PROBLEM TO SOLVE »
Collect each line containing "that".

───── THE RECORDS

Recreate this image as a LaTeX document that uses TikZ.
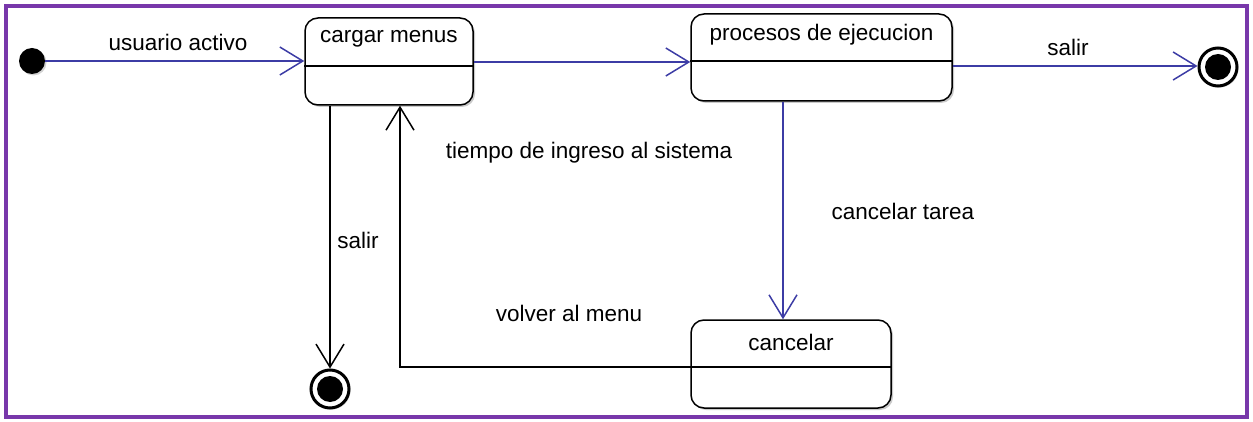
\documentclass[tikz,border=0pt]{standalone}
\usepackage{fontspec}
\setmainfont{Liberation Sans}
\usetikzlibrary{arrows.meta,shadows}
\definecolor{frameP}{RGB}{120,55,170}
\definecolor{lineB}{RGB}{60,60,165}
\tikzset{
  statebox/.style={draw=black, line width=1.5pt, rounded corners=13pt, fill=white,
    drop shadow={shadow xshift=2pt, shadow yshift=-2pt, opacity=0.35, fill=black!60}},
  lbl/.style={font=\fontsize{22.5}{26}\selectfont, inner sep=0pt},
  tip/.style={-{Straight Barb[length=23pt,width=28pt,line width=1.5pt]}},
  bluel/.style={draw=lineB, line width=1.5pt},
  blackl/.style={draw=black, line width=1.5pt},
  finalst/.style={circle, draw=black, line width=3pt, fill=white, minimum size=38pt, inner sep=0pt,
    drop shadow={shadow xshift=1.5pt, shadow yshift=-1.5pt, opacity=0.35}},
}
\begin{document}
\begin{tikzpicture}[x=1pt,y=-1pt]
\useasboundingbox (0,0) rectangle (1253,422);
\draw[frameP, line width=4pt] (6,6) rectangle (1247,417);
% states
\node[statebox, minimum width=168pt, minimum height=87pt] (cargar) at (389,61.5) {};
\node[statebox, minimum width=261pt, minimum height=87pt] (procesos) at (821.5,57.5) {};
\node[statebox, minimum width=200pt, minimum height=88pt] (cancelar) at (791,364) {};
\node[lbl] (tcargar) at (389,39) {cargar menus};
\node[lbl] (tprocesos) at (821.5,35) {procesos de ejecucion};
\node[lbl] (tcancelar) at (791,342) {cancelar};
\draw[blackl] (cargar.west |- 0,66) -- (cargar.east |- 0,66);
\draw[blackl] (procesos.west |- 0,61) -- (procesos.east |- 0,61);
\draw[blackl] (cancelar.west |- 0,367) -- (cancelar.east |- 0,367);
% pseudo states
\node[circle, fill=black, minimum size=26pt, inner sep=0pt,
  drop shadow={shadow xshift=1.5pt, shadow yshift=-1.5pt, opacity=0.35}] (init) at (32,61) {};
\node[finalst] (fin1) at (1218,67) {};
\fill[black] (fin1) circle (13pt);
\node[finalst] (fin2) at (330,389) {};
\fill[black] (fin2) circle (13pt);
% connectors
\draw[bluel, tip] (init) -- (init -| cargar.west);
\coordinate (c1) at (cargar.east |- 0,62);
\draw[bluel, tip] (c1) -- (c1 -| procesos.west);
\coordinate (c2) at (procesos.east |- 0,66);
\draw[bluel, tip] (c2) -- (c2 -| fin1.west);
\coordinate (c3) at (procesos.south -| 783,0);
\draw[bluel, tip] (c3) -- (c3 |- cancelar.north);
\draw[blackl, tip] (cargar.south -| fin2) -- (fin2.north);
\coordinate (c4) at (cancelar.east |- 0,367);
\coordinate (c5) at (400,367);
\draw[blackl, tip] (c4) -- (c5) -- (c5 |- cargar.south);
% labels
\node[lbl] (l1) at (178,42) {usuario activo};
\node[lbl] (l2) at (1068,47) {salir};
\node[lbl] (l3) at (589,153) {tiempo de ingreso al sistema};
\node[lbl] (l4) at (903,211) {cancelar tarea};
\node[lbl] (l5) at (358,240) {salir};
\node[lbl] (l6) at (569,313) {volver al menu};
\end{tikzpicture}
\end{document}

──────────
───── THE RECORDS

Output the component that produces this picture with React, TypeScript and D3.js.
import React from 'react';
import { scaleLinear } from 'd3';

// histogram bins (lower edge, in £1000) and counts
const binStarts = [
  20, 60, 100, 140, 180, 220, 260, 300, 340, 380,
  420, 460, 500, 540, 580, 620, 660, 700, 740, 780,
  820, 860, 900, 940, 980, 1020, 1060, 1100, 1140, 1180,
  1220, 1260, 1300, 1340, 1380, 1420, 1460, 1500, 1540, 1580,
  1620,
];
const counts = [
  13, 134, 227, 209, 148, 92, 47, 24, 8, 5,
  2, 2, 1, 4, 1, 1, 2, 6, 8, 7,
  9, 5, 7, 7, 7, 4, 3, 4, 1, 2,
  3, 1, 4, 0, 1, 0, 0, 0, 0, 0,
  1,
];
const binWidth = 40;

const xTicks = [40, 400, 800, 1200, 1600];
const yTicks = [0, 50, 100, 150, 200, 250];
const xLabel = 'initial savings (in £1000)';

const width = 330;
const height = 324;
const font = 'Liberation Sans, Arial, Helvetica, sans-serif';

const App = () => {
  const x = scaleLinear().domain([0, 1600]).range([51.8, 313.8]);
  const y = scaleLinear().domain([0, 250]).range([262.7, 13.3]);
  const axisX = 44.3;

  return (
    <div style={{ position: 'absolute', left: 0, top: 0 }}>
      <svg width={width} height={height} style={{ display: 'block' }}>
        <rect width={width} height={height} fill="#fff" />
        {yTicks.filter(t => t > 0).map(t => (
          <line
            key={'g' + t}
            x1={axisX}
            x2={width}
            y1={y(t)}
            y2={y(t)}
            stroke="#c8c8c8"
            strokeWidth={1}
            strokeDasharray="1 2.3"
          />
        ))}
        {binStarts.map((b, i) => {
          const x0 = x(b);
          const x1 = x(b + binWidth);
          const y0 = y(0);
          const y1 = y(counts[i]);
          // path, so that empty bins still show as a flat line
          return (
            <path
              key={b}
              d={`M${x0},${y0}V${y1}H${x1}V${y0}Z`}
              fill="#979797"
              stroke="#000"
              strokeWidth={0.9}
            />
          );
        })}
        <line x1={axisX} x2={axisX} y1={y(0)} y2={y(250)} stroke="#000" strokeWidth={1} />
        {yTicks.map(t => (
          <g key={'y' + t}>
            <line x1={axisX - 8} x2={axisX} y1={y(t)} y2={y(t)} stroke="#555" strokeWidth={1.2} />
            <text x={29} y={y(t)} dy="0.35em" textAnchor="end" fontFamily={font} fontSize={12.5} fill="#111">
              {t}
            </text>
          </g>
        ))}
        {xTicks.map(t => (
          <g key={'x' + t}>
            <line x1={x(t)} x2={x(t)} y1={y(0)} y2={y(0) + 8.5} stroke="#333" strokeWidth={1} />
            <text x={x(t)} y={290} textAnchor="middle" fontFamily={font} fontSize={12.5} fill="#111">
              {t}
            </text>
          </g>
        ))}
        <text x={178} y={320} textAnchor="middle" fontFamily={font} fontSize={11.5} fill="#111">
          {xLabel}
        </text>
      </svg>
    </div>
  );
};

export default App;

──────────

SOLUTION BELOW »
Recreate this image as a LaTeX document that uses TikZ.
Output the component that produces this picture with React, TypeScript and D3.js.
          // path, so that empty bins still show as a flat line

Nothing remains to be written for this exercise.